Identify the lines that contain the string "this" and copy all of them.

(Entries from a dataset)

----

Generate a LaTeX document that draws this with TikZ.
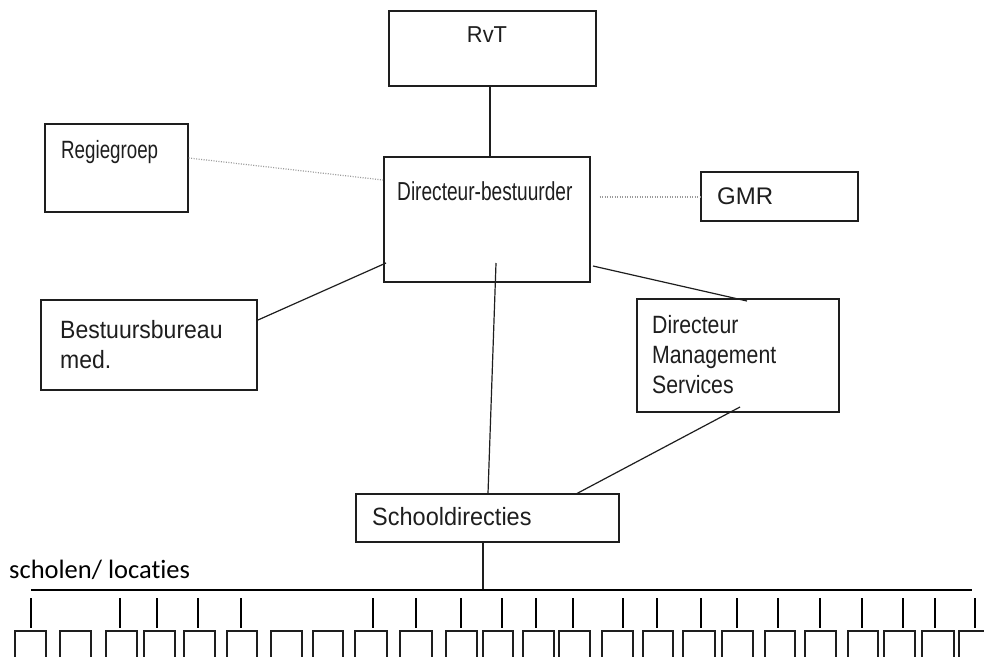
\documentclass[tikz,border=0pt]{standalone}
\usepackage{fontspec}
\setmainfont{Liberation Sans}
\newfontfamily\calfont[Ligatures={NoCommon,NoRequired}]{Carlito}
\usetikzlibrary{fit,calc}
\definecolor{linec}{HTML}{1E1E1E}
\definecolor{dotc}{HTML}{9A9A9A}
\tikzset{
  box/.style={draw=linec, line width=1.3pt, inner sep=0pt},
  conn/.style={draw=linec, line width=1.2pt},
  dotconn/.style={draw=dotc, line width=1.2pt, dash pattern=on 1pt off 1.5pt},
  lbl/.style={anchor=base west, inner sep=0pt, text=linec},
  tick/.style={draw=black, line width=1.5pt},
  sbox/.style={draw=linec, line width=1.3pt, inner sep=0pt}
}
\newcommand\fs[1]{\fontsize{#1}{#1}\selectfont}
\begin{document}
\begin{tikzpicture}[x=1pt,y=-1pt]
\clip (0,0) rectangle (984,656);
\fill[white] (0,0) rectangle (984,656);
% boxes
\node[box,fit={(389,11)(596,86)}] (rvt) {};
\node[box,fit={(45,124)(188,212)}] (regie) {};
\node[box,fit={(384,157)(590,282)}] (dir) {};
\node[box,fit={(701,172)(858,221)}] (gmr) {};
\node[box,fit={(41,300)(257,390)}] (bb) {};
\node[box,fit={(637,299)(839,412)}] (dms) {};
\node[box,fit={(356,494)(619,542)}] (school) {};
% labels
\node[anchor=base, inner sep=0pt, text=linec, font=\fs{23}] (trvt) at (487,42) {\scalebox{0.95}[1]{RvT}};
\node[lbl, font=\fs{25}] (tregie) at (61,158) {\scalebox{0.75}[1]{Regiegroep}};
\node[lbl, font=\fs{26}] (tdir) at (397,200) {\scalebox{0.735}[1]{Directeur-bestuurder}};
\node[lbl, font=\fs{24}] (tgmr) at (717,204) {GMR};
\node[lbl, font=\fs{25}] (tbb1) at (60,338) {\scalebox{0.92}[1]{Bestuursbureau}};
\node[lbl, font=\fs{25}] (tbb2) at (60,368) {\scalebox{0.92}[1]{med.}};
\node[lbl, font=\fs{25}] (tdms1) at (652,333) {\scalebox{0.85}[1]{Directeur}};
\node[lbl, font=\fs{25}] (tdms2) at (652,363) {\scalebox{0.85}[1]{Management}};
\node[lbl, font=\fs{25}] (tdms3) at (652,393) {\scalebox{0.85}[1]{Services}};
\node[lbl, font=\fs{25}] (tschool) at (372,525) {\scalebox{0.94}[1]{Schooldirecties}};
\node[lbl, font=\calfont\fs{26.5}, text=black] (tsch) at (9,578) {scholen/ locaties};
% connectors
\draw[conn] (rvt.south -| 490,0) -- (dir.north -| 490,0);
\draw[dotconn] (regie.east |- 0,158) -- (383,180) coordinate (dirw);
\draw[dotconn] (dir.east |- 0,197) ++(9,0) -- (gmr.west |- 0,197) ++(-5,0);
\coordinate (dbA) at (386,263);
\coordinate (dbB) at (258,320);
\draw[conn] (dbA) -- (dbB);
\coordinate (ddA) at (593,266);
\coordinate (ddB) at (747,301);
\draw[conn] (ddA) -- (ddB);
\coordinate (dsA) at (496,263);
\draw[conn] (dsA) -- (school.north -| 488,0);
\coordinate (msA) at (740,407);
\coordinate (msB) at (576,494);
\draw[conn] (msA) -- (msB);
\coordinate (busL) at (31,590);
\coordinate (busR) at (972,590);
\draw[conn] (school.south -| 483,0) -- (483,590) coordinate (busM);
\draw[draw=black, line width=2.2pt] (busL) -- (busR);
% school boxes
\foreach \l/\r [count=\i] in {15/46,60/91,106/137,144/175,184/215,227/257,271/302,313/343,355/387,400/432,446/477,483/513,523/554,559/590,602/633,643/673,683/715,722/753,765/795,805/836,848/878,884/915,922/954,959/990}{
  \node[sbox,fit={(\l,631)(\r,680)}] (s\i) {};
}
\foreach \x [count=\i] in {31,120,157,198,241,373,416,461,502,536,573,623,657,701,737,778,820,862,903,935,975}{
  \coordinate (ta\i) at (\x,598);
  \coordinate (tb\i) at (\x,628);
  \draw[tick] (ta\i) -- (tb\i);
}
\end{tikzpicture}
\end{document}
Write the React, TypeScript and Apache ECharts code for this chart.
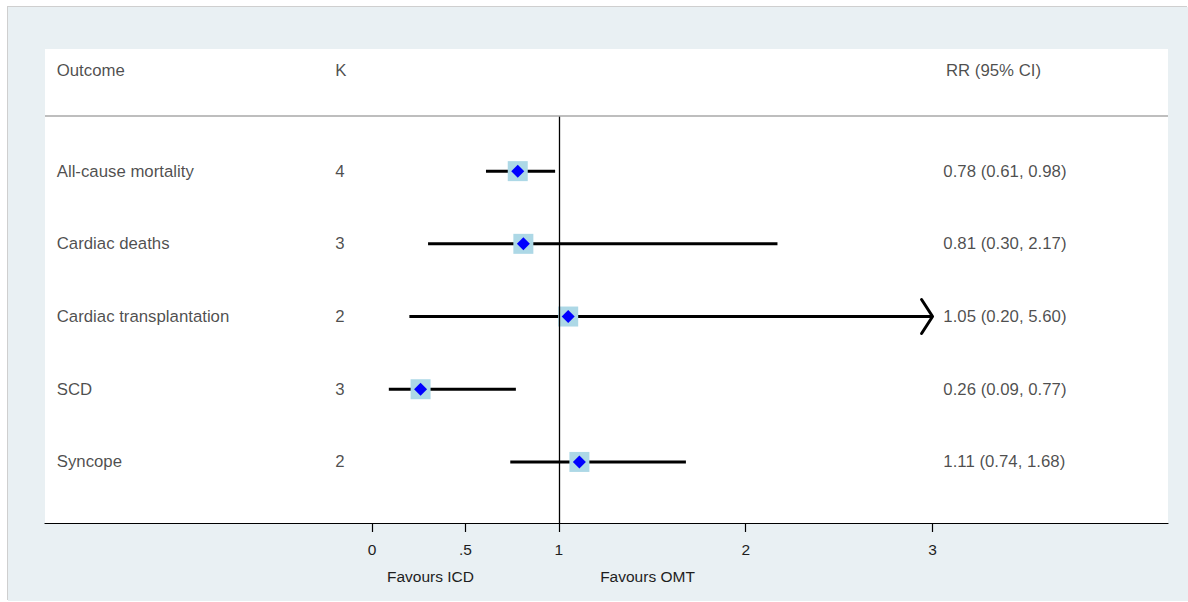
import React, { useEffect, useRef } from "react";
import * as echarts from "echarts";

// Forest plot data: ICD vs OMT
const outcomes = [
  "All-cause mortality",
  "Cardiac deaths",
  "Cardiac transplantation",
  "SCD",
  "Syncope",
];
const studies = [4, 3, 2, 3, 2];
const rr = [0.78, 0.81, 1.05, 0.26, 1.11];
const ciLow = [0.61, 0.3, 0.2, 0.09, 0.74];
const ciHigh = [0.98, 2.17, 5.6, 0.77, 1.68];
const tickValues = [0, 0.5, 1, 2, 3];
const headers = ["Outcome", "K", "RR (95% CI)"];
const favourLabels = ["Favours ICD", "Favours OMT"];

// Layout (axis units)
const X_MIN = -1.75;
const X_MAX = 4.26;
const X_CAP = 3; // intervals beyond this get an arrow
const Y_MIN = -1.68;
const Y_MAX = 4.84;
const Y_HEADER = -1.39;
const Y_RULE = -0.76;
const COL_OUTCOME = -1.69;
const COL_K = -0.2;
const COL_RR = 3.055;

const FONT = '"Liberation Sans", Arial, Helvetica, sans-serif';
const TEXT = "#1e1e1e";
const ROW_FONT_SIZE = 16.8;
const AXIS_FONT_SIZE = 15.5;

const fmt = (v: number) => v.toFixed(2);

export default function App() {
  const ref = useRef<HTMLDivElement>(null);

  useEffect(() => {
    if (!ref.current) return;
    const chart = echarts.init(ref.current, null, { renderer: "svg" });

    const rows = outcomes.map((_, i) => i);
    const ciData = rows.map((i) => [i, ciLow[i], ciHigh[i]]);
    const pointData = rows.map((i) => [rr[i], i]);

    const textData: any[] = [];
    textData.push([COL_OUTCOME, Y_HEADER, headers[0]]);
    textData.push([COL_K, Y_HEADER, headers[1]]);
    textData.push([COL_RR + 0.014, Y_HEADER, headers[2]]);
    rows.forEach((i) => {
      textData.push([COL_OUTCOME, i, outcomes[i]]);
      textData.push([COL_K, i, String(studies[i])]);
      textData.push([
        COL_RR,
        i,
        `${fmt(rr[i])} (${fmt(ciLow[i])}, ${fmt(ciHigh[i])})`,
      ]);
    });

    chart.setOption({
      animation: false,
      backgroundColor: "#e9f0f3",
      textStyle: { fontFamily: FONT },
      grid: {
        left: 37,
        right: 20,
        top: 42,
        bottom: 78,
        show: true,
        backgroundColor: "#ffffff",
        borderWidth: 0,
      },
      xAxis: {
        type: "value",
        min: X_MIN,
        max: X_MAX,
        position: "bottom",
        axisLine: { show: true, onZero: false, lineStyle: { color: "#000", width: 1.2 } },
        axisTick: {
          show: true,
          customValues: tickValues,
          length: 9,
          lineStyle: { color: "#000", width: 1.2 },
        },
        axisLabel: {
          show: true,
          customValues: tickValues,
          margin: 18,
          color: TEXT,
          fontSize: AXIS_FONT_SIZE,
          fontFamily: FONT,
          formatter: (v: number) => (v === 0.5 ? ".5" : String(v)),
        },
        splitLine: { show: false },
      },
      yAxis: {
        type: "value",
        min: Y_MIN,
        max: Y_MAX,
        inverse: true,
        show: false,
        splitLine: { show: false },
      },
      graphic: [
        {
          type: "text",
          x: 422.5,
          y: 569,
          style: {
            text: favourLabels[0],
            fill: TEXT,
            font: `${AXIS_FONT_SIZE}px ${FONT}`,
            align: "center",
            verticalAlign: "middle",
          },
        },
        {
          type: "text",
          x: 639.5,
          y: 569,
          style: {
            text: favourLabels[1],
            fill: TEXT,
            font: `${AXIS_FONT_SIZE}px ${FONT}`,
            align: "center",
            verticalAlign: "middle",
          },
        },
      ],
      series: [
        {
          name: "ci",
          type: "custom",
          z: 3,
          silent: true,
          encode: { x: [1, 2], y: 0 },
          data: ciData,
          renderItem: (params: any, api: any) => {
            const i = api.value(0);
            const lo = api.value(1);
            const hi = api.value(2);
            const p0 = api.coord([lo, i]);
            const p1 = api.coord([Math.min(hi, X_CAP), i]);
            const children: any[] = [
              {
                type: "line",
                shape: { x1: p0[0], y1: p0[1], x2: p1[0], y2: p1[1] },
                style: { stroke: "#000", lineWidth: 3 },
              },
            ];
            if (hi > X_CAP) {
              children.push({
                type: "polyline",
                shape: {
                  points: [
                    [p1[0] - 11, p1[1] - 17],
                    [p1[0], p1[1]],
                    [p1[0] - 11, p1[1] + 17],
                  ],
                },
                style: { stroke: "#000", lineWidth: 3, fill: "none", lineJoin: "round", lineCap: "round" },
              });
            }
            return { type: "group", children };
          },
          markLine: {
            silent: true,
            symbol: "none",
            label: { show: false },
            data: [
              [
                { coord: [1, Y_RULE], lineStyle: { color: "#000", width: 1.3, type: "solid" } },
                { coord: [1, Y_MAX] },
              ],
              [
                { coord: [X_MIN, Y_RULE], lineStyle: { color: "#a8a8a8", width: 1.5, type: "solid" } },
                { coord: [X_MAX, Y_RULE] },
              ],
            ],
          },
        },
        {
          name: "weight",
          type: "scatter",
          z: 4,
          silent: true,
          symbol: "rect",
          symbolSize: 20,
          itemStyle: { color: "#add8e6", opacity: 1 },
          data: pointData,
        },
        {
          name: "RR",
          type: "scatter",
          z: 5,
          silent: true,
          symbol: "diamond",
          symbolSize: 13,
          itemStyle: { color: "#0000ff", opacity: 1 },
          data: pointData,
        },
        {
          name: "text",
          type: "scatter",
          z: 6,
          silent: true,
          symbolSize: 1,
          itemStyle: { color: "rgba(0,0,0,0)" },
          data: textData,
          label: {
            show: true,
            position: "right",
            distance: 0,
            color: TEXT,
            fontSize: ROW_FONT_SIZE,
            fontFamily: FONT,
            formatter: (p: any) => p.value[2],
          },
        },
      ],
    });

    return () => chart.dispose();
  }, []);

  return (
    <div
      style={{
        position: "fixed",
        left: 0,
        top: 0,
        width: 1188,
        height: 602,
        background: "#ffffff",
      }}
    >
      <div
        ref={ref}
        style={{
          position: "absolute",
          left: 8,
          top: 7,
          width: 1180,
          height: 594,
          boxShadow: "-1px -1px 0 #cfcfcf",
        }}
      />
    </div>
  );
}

----

Full response =>
Generate a LaTeX document that draws this with TikZ.
Write the React, TypeScript and Apache ECharts code for this chart.
const X_CAP = 3; // intervals beyond this get an arrow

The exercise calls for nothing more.